I wasn't really too fussed about seeing Battle: Los Angeles, I had heard about it but not actually seen any trailers. I thought the film was shot from a hand cam for the duration and it was only when watching that I realised it is actually much more traditionally shot.
The film is about an alien invasion, alien ships have landed next to cities all around the globe and as the title suggests this film takes place in LA. The city is slowly being over-run by robotic aliens, a squad of marines (including Aaron Eckhart as Sgt. Michael Nantz) are dispatched to locate civilians hiding out in an abandoned police station behind enemy lines, they have three hours to rescue the civilians before the army orders a massive bombardment on the area designed to wipe out all enemy forces. Things don't go according to plan, the aliens are far better equipped than intelligence suggested and it turns into a battle to not only get back to safety but also to find a way to stop the alien attackers.

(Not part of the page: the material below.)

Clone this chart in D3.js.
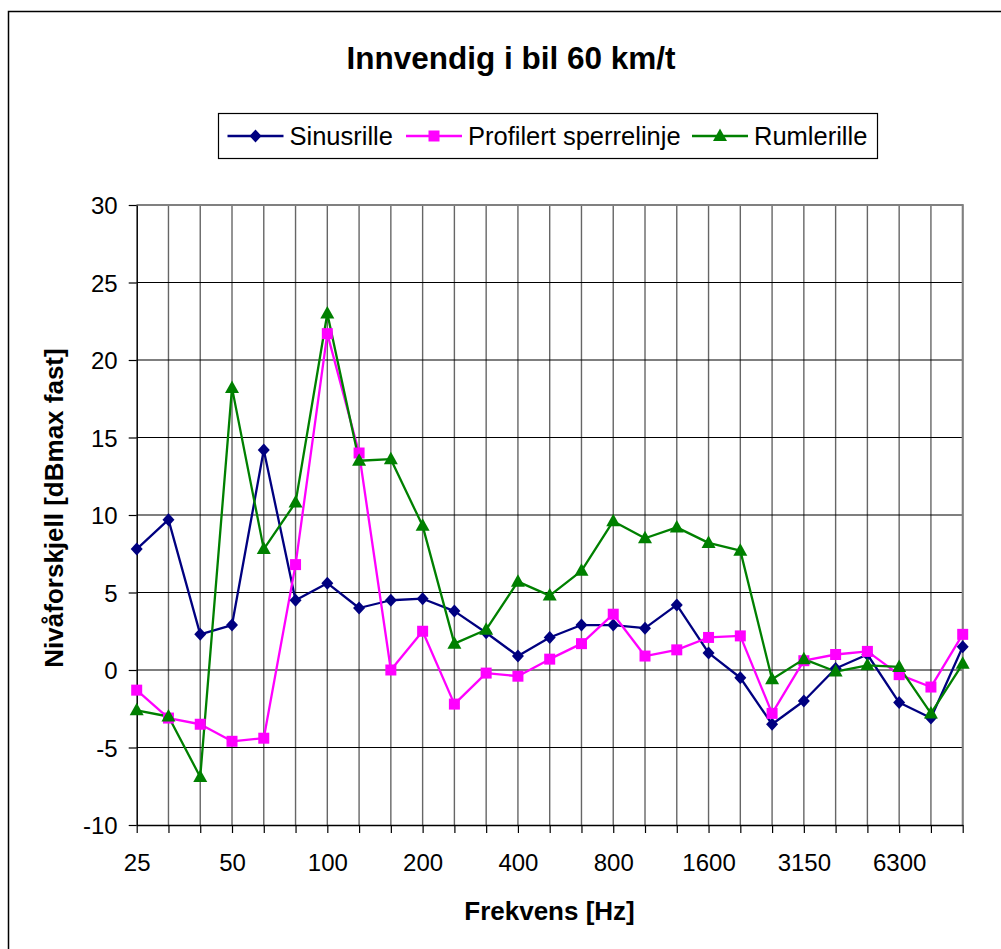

The film looks amazing, the special effects are to a very high quality and the surround sound of the cinema really made it seem like bullets where whizzing by. Explosions, gunfire, and the technology of the alien invaders all looks really authentic and does not look fake or out of place. The film seemed to me like a cross between the videogames Call of Duty: Modern Warfare and Halo, mostly helped by the way the film at many times did feel very game like with marines gun sight perspectives used a lot, as well as 'boss' moments such as when the marines come under attack by an alien version of a tank.
The film tells the story of a small squad of likable but generic marines, it seems purposely that a lot of high action points occur away from these marines who have been given a minor task to carry out that bears no importance to the war effort. The acting is of a consistently high standard but everything is very predictable; such as the marine who sacrifices himself to save his friends, the guy who ends up conveniently discovering the alien's weakness (and from that point onwards having no trouble killing them), and blasted Michelle Rodriquez who seems to play exactly the same character in every film I have ever seen her in. There is lots of American bravado and corny one liners, and even a few "Hoo-Rahs" but it isn't hammered in as much as in some films (such as the cringe worthy Americanism of Independence Day). It just focuses on this one area of the world rather than make it the saviour of everything.
Where Battle: Los Angeles succeeds is the way in which it takes a tired story and makes it feel fresh and new, you have seen everything before, there are no new ideas, but it is all executed so wonderfully and even the many, many stereotypes for this genre of film don't get in the way of a real solid action fest from start to finish. While not totally able to tug on your heart strings at least knows where they are.